On April 30, 1776, Turgot wrote to his King a note begging him not to appoint Amelot as Malesherbes’ successor, and containing these ominous words: ‘Do not forget, Sire, that it was weakness that brought the head of Charles the First to the block.’ Louis made no answer. Finally, the match was put to the tinder of the Queen’s wrath by Turgot’s dismissal from office of her worthless protégé, de Guines; and the Minister, it was whispered, had also declined to pay a debt she had incurred for jewellery, as against the new rules he had himself made. Rules for a Queen! This must certainly be the end of Queens or of Ministers! In this case, it was the end of both; only Turgot’s fall came first.

As he was sitting writing, on May 12, 1776, Bertin arrived to announce to him that he was no longer Controller-General. He had been drawing up an edict; laying down his pen he observed quietly, ‘My successor will finish it.’ His successor, it has been well said, was the National Assembly.

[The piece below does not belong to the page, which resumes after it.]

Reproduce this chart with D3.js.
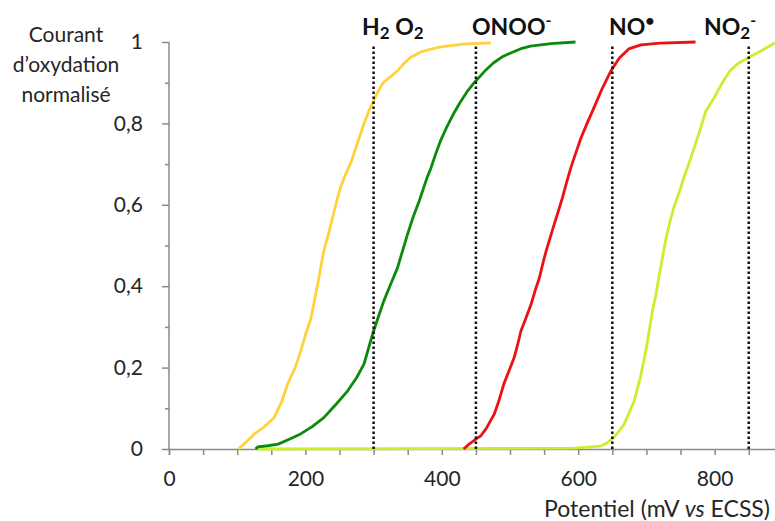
<!DOCTYPE html>
<html>
<head>
<meta charset="utf-8">
<script src="https://cdn.jsdelivr.net/npm/d3@7"></script>
<style>
  body { margin: 0; background: #fff; }
  svg { display: block; font-family: Lato, "Open Sans", sans-serif; }
</style>
</head>
<body>
<div id="viz"></div>
<script>
var width = 775;
var height = 521;

// curves: [potential mV, normalised current]
var h2o2 = [[102,0],[105,0.005],[115,0.02],[125,0.037],[140,0.055],[154,0.077],[165,0.115],[174,0.16],[185,0.2],[193,0.24],[200,0.28],[208,0.32],[218,0.405],[227,0.487],[234,0.53],[240,0.57],[246,0.61],[252,0.645],[259,0.675],[267,0.705],[276,0.75],[286,0.8],[293,0.83],[300,0.856],[307,0.88],[314,0.9],[325,0.915],[335,0.929],[345,0.948],[354,0.962],[370,0.976],[394,0.987],[430,0.995],[472,0.998]];
var onoo = [[127,0],[130,0.005],[145,0.008],[160,0.012],[178,0.025],[193,0.037],[210,0.055],[227,0.077],[245,0.11],[262,0.143],[275,0.175],[286,0.209],[293,0.25],[300,0.29],[308,0.33],[315,0.364],[325,0.405],[335,0.445],[343,0.49],[350,0.529],[358,0.57],[367,0.61],[378,0.665],[384,0.69],[391,0.725],[398,0.757],[407,0.79],[417,0.823],[427,0.852],[438,0.88],[446,0.897],[454,0.912],[465,0.932],[476,0.949],[488,0.963],[501,0.973],[515,0.983],[530,0.99],[560,0.996],[596,1.0]];
var no = [[432,0],[440,0.012],[452,0.027],[457,0.032],[465,0.05],[477,0.086],[484,0.12],[491,0.16],[498,0.19],[506,0.224],[511,0.255],[516,0.29],[523,0.32],[531,0.356],[537,0.39],[543,0.42],[548,0.455],[553,0.487],[559,0.52],[565,0.553],[571,0.585],[577,0.618],[583,0.655],[589,0.69],[597,0.73],[604,0.764],[613,0.8],[623,0.838],[635,0.885],[648,0.929],[660,0.96],[674,0.983],[692,0.993],[720,0.997],[772,1.0]];
var no2 = [[130,0],[595,0.002],[633,0.007],[642,0.015],[650,0.025],[658,0.04],[667,0.06],[675,0.09],[682,0.118],[691,0.175],[696,0.215],[701,0.258],[705,0.3],[709,0.34],[714,0.38],[718,0.42],[723,0.465],[728,0.512],[734,0.555],[740,0.593],[748,0.63],[755,0.667],[762,0.7],[770,0.74],[778,0.78],[787,0.83],[800,0.865],[813,0.905],[823,0.93],[835,0.948],[850,0.962],[870,0.98],[889,0.998]];

var curveColors = ["#FFD23C", "#0B8A0B", "#EE1111", "#CCEE2E"];

// dotted marker lines
var markerPos = [300, 450, 650, 850];

var xTicks = [0, 200, 400, 600, 800];
var xMinorTicks = d3.range(0, 900, 50);
var yTicks = [0, 0.2, 0.4, 0.6, 0.8, 1];
var yTickLabels = ["0", "0,2", "0,4", "0,6", "0,8", "1"];
var yMinorTicks = [0.1, 0.3, 0.5, 0.7, 0.9];

var svg = d3.select("#viz")
    .append("svg")
    .attr("width", width)
    .attr("height", height);

var x = d3.scaleLinear().domain([0, 890]).range([169, 776]);
var y = d3.scaleLinear().domain([0, 1]).range([449, 42]);

var axisColor = "#8a8a8a";
var textColor = "#262626";
var fontSize = "21px";

// x axis: minor ticks every 50, labels every 200
svg.append("g")
  .attr("transform", "translate(0," + y(0) + ")")
  .call(d3.axisBottom(x).tickValues(xMinorTicks).tickSize(6).tickFormat(""))
  .call(function(g) {
    g.select(".domain").attr("stroke", axisColor).attr("stroke-width", 1.5);
    g.selectAll(".tick line").attr("stroke", axisColor).attr("stroke-width", 1.5);
  });

svg.append("g")
  .attr("transform", "translate(0," + y(0) + ")")
  .call(d3.axisBottom(x).tickValues(xTicks).tickSize(0).tickPadding(22).tickFormat(d3.format("d")))
  .call(function(g) {
    g.select(".domain").remove();
    g.selectAll("text").attr("fill", textColor).style("font-size", fontSize)
      .style("font-family", "Lato, 'Open Sans', sans-serif");
  });

// y axis
svg.append("g")
  .attr("transform", "translate(" + x(0) + ",0)")
  .call(d3.axisLeft(y).tickValues(yMinorTicks).tickSize(4).tickFormat(""))
  .call(function(g) {
    g.select(".domain").remove();
    g.selectAll(".tick line").attr("stroke", axisColor).attr("stroke-width", 1.5);
  });

svg.append("g")
  .attr("transform", "translate(" + x(0) + ",0)")
  .call(d3.axisLeft(y).tickValues(yTicks).tickSize(7).tickPadding(19)
    .tickFormat(function(d, i) { return yTickLabels[i]; }))
  .call(function(g) {
    g.select(".domain").attr("stroke", axisColor).attr("stroke-width", 1.5)
      .attr("d", "M0," + y(0) + "V" + y(1));
    g.selectAll(".tick line").attr("stroke", axisColor).attr("stroke-width", 1.5);
    g.selectAll("text").attr("fill", textColor).style("font-size", fontSize)
      .style("font-family", "Lato, 'Open Sans', sans-serif");
  });

// curves
var line = d3.line()
  .x(function(d) { return x(d[0]); })
  .y(function(d) { return y(d[1]); });

var series = [no2, h2o2, onoo, no];
var seriesColors = [curveColors[3], curveColors[0], curveColors[1], curveColors[2]];

svg.selectAll(".curve")
  .data(series)
  .enter()
  .append("path")
  .attr("class", "curve")
  .attr("d", line)
  .attr("fill", "none")
  .attr("stroke", function(d, i) { return seriesColors[i]; })
  .attr("stroke-width", 2.8)
  .attr("stroke-linejoin", "round");

// dotted markers
svg.selectAll(".marker")
  .data(markerPos)
  .enter()
  .append("line")
  .attr("class", "marker")
  .attr("x1", function(d) { return x(d); })
  .attr("x2", function(d) { return x(d); })
  .attr("y1", y(0))
  .attr("y2", y(1) + 3)
  .attr("stroke", "#111")
  .attr("stroke-width", 2.5)
  .attr("stroke-dasharray", "2.5,2.5");

// species labels
function label(px, parts) {
  var t = svg.append("text")
    .attr("x", px)
    .attr("y", 35)
    .attr("fill", "#111")
    .style("font-weight", "bold")
    .style("font-size", "23px");
  parts.forEach(function(p) {
    var s = t.append("tspan").text(p[0]);
    if (p[1] == "sub") s.attr("dy", p[2] || 4).style("font-size", "17px");
    else if (p[1] == "sup") s.attr("dy", p[2] || -9).style("font-size", "16px");
    else if (p[1] == "back") s.attr("dy", p[2]);
  });
}

label(362, [["H"], ["2", "sub"], [" O", "back", -4], ["2", "sub"]]);
label(472, [["ONOO"], ["-", "sup"]]);
label(609, [["NO"], ["•", "sup"]]);
label(704, [["NO"], ["2", "sub"], ["-", "sup", -13]]);

// axis titles
svg.append("text")
  .attr("x", 66)
  .attr("fill", textColor)
  .style("font-size", fontSize)
  .attr("text-anchor", "middle")
  .selectAll("tspan")
  .data(["Courant", "d’oxydation", "normalisé"])
  .enter()
  .append("tspan")
  .attr("x", 66)
  .attr("y", function(d, i) { return 42 + i * 30; })
  .text(function(d) { return d; });

var xt = svg.append("text")
  .attr("x", 770)
  .attr("y", 517)
  .attr("text-anchor", "end")
  .attr("fill", textColor)
  .style("font-size", "23px");
xt.append("tspan").text("Potentiel (mV ");
xt.append("tspan").style("font-style", "italic").text("vs");
xt.append("tspan").text(" ECSS)");
</script>
</body>
</html>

Two days later, Marie Antoinette wrote exultantly to her mother of his dismissal. What did she care for the just reproaches of the King and of the whole nation, which that old kill-joy, Mercy Argenteau, declared that this deed would bring on her head? She would have liked her enemy turned out of office and sent to the Bastille the very day that de Guines was made a Duke. Poor Queen! Her little triumph was so short, and her bitter punishment so long!